1.  Adding files (addfile)
    
* check that file is not already indexed (this uses stat(file) and
  FileInfo->DateLastIndexed to check for changes)
* determine file type
* run the appropriate filter, if any
* read the output
    + for each indexable word,
      . add the word and its offset to a symbol table
* at the end, or when the symbol table fills,
    + for each word we've seen
      . get the old entry
      . add all new entries
      . sort the resulting list
      . write the results back to file
      Note: this could be sped up if only the changes were written,
	    as in the common case of adding a new file, the new entries
	    will all have the new MaxFID, and hence will sort to the
	    end of the list!  For a long list, this could save a lot
	    of work.
      . delete the word from the symbol table, to save space
	(not at the very end, of course!)

2. Retrieving Words (wordinfo, wordindex.c)

* for each word
    . find the WordInfo entry from the database (WID2WordInfo(Word2WID()))
    . get the pblock [see below] with Getpblock() (pblock.c)
    . for each pair, get the FileInfo and print the name and offset.
      Could be cleverer with cacheing FileInfo entries.

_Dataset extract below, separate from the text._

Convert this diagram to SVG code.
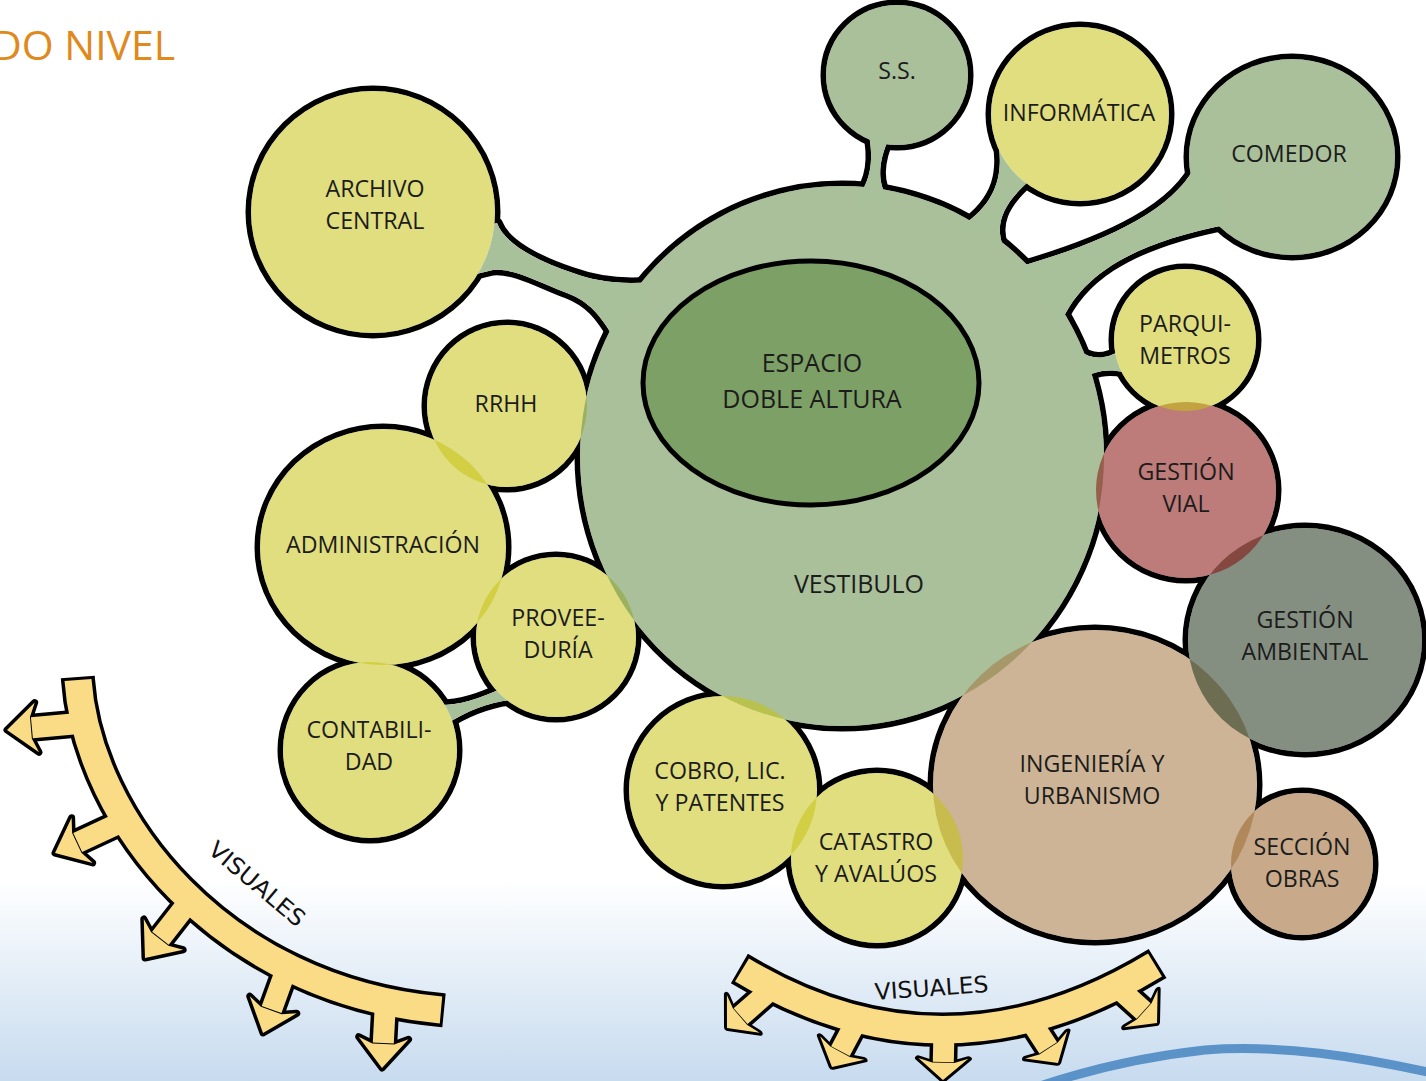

3. Retrieving a Phrase (tryphrase.c, Phrase.c)
* For each phrase
    . Make a new string, containing only the words we index.
    . Build up a t_Phrase structure, containing a WordInfo and a pblock
      for each indexed word.  If a word isn't in the index, clearly the
      phrase won't be.
    . For each FID/Offset pair in the first word's pblock
      + for each word in the phrase
	. see if the word has a pair with a matching FID, and an Offset
	  reasonably close;
	  no --> go onto the next pair
	  yes --> maybe a partial match
      In other words, we grow a list of matches until they all either
      reach the end of the phrase or come to a sticky end, wither and die
      (like my houseplants!)
  There are oodles and oodles of comments in Phrase.c which might help.
  The simplest example of using String2Phrase() and MakeMatches() is in
  lqphrase.c, although that part of lqtext.c is quite simple too.